Big Data and the inevitable clash with privacy

Today's Slaw post Big data is a hot trending tech issue. Wikipedia defines big data as "a term applied to data sets whose size is beyond the ability of commonly used software tools to capture, manage, and process the data within a tolerable elapsed time. Big data sizes are a constantly moving target currently ranging from a few dozen terabytes to many petabytes of data in a single data set."

The initial issue with big data is the ability to actually work with massive data sets - how to store, search, and manipulate it. But the tools to do that are becoming more sophisticated, and attention is turning to how to take advantage of big data. This McKinsey report entitled Big data: The next frontier for innovation, competition, and productivity is a good summary of the possibilities. There is potential for increased profit margins for retailers, reduced costs for healthcare, product improvements and more.

This all sounds good. Consider for a moment though that big data means massive databases that include huge amounts of customer information. And the information that governments have on us is massive as well. It will be tempting to amass as much data (including personal information) as possible, as the more data is there, the more information that can be learned from it. That flies in the face of privacy principles that say one should only collect the smallest amount of personal information you need for the immediate purpose, and should not keep it for longer than you need it for that purpose.

It is possible to anonymize personal information to avoid the issue, but that is done on a sliding scale - a little anonymization makes it easy to recombine it with other information and figure out who the individuals are - a lot of anonymization makes the data less valuable.

Big data uses that determine generic things like trends and product features are one thing - but it can also be used for targeting individuals for things like advertising and medical treatment. Individuals may welcome or be horrified by that, depending on the use and personal viewpoints.

Another concern is the creeping (and creepy) trend towards industry and government big brother type uses.

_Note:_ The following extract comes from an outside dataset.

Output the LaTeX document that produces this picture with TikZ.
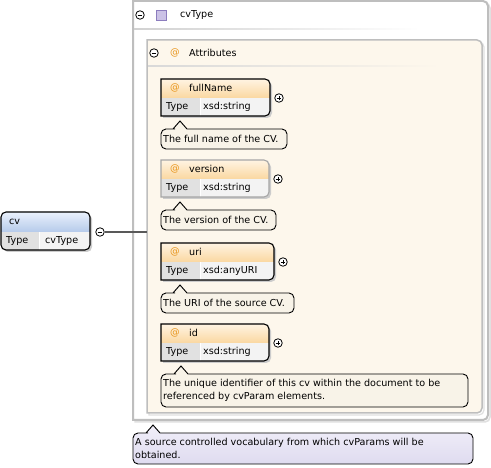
\documentclass[tikz,border=0pt]{standalone}
\usepackage{fontspec}
\setmainfont{DejaVu Sans}
\usetikzlibrary{positioning}
\definecolor{frame}{HTML}{BEBEBE}
\definecolor{attrbg}{HTML}{FDF7EC}
\definecolor{orangetop}{HTML}{FFF4E3}
\definecolor{orangebot}{HTML}{FAD7A0}
\definecolor{bluetop}{HTML}{EAF1FC}
\definecolor{bluebot}{HTML}{B5CAEA}
\definecolor{typecell}{HTML}{E1E1E1}
\definecolor{valcell}{HTML}{F3F3F3}
\definecolor{tipbg}{HTML}{F8F3E8}
\definecolor{liltop}{HTML}{F1EFF9}
\definecolor{lilbot}{HTML}{DFDBF0}
\definecolor{atsign}{HTML}{E8951C}
\definecolor{icon}{HTML}{CBC2E6}
\definecolor{iconline}{HTML}{8C7DBE}
\newcommand{\halfround}[5]{\path[#1] (#2,#3+#5/2) [sharp corners] -- (#2,#3) -- (#2+#4/2,#3) [rounded corners=5pt] -- (#2+#4,#3) -- (#2+#4,#3+#5) -- (#2+#4/2,#3+#5) [sharp corners] -- (#2,#3+#5) -- cycle;}
\newcommand{\pmplus}[3]{\node[pm] (#1) at (#2,#3) {};
  \draw ([xshift=-2.3pt]#1.center) -- ([xshift=2.3pt]#1.center) ([yshift=-2.3pt]#1.center) -- ([yshift=2.3pt]#1.center);}
\newcommand{\pmminus}[3]{\node[pm] (#1) at (#2,#3) {};
  \draw ([xshift=-2.3pt]#1.center) -- ([xshift=2.3pt]#1.center);}
\newcommand{\attrbox}[6]{%
  \halfround{fill=black!20}{#2+2}{#3+2}{#4}{37}
  \begin{scope}
    \halfround{clip}{#2}{#3}{#4}{37}
    \shade[top color=orangetop,bottom color=orangebot] (#2,#3) rectangle (#2+#4,#3+19);
    \fill[typecell] (#2,#3+19) rectangle (#2+39,#3+37);
    \fill[valcell] (#2+39,#3+19) rectangle (#2+#4,#3+37);
    \draw[white] (#2+39,#3+19) -- (#2+39,#3+37);
  \end{scope}
  \halfround{draw=#6,line width=1.1pt}{#2}{#3}{#4}{37}
  \node[lbl,text=atsign] at (#2+9,#3+9) {@};
  \node[lbl] (#1) at (#2+28,#3+9) {#1};
  \node[lbl] at (#2+5,#3+28) {Type};
  \node[lbl] at (#2+42,#3+28) {#5};
  \pmplus{#1-plus}{#2+#4+9}{#3+19}}
\newcommand{\tipbox}[8]{%
  \path[#8,draw,line width=0.9pt] (#2,#3+#5/2) [rounded corners=5pt] -- (#2,#3) -- (#6-10,#3) [sharp corners] -- (#6-7,#3) -- (#6,#3-8) -- (#6+7,#3) -- (#6+10,#3) [rounded corners=5pt] -- (#2+#4,#3) -- (#2+#4,#3+#5) -- (#2,#3+#5) -- cycle;
  \node[lbl,align=left] (#1) at (#2+2,#3+#5/2) {#7};}

\begin{document}
\begin{tikzpicture}[
  x=1pt,y=-1pt,
  font=\fontsize{9.6}{13}\selectfont,
  lbl/.style={anchor=west,inner sep=0pt},
  pm/.style={circle,draw,fill=white,inner sep=0pt,minimum size=8.5pt,line width=0.8pt},
  conn/.style={draw=black!65,line width=1.6pt}
]
\fill[white] (0,0) rectangle (491,468);
\useasboundingbox (0,0) rectangle (491,468);
\halfround{draw=black!12,line width=1.5pt}{135}{3}{355}{419}
\halfround{fill=white,draw=frame,line width=2pt}{133}{1}{355}{419}
\shade[left color=black!18,right color=white] (134,28.5) rectangle (420,29.5);
\pmminus{cvType-minus}{140}{15}
\filldraw[fill=icon,draw=iconline,line width=0.6pt] (156,10) rectangle (166,20);
\node[lbl] (cvType) at (180,15) {cvType};
\halfround{draw=black!12,line width=1.2pt}{149}{42}{335}{373}
\halfround{fill=attrbg,draw=frame,line width=1.5pt}{147}{40}{335}{373}
\shade[left color=black!15,right color=attrbg] (148,65.5) rectangle (440,66.5);
\pmminus{attrs-minus}{154}{53}
\node[lbl,text=atsign] at (170,53) {@};
\node[lbl] (attrs) at (189,53) {Attributes};
\attrbox{fullName}{161}{79}{109}{xsd:string}{black}
\tipbox{fullName-tip}{161}{129}{126}{20}{180}{The full name of the CV.}{fill=tipbg}
\attrbox{version}{161}{160}{108}{xsd:string}{black!35}
\tipbox{version-tip}{161}{210}{115}{20}{180}{The version of the CV.}{fill=tipbg}
\attrbox{uri}{161}{243}{113}{xsd:anyURI}{black}
\tipbox{uri-tip}{161}{293}{133}{20}{180}{The URI of the source CV.}{fill=tipbg}
\attrbox{id}{161}{324}{108}{xsd:string}{black}
\tipbox{id-tip}{161}{374}{307}{33}{181}{The unique identifier of this cv within the document to be\\referenced by cvParam elements.}{fill=tipbg}
\tipbox{cvType-tip}{133}{433}{340}{31}{153}{A source controlled vocabulary from which cvParams will be\\obtained.}{top color=liltop,bottom color=lilbot}
\fill[black!20,rounded corners=5pt] (3,214) rectangle (92,252);
\begin{scope}
  \clip[rounded corners=5pt] (1,212) rectangle (90,250);
  \shade[top color=bluetop,bottom color=bluebot] (1,212) rectangle (90,232);
  \fill[typecell] (1,232) rectangle (39,250);
  \fill[valcell] (39,232) rectangle (90,250);
  \draw[white] (39,232) -- (39,250);
\end{scope}
\draw[rounded corners=5pt,line width=1.1pt] (1,212) rectangle (90,250);
\node[lbl] (cv) at (9,222) {cv};
\node[lbl] at (6,241) {Type};
\node[lbl] at (45,241) {cvType};
\pmminus{cv-minus}{100}{232}
\coordinate (attrs-west) at (147,232);
\draw[conn] (cv-minus) -- (attrs-west);
\end{tikzpicture}
\end{document}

It has been pointed out that big data needs to be complemented by "big judgment" . As this Harvard Business Review article entitled Good Data Won't Guarantee Good Decisions points out, "At this very moment, there’s an odds-on chance that someone in your organization is making a poor decision on the basis of information that was enormously expensive to collect." That sentiment may very well apply to poor decisions on the privacy aspects of big data as well.